I have been tired of them, in fact. I was bored of Holocaust flicks when I saw the trailers for Jakob the Liar. None of them are as good as Schindler’s List, and they have all the plot creativity of a 19th century melodrama. I’d be surprised if Jojo Rabbit does’t include pauses saying “You Have One Second to Hiss the Fuhrer”.
And I’m not the only one who thinks so.
The link describes the Four Categories of Oscar: the subjects that the Academy loves to rain Gold upon, which are as follows:
1. Holocaust and/or Nazis
2. Slavery/civil rights/race
3. The AIDS epidemic and LGBTQ themes
4. Hollywood
Examine the Oscar winners, and most of the nominees, of the last ten years, and one of those 4 pop up. They are the expectations of our rulers.

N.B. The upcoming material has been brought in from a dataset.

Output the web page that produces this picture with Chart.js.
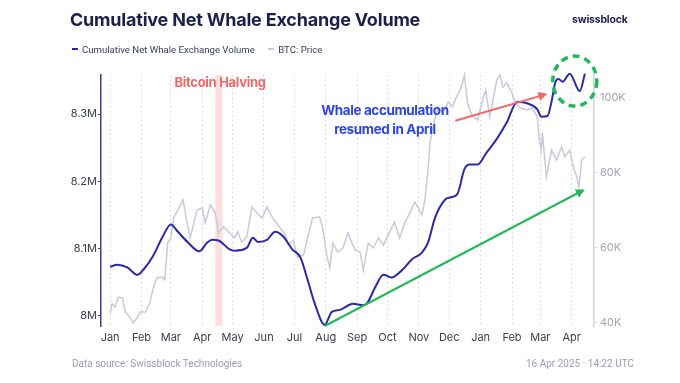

To be fair, there are good reasons why these films tend to do well in Oscar season:
Another reason these subjects are employed is because the Holocaust and slavery are monuments to human depravity and suffering – and as uncomfortable as it is to admit it, both subjects are chock full of dramatic potential. The same is true of the AIDS epidemic, which was its own kind of Holocaust. The bottom line is, any subject which has death as a constant and contains a foreboding presence is going to be loaded with drama… and hence has the potential to be a good film.
They give the most hackneyed story structures a historical weight, elevating them into what voters believe to be classy award-winning pictures.
Tropes work because people respond to them. However:
But the suspicion is it’s even simpler than that.
The two cities at the heart of the film industry, Los Angeles and New York, are the cities with the largest Jewish and gay populations in the US, which most likely translates into a solid number of Academy members being Jewish, gay, or both.
Which is why we don’t see films about the Holdomor, or Sherman’s March to the Sea. Hollywood will never ever shove Communists into the role of cartoon villainy that Nazis play, and Hollywood doesn’t give a damn about the South except when using them as a backdrop for films about Race. That doesn’t flatter the sensibilities of the Academy, so you won’t see them.
The other reason than boredom is that films about Nazis have a tendency to be political hatchet jobs in disguise. I haven’t seen it, but I’d lay good odds that once or twice in JoJo an off-hand comment in the mouth of a bad guy will suspiciously echo the sentiments of someone on the American Right. They’ve been calling us Nazis since the time actual Nazis were a thing, so how can they resist the chance? Especially when it be waved away as “just a joke”.
Maybe if JoJo gets shut out, we’ll see fewer of these. But I’m not betting on it.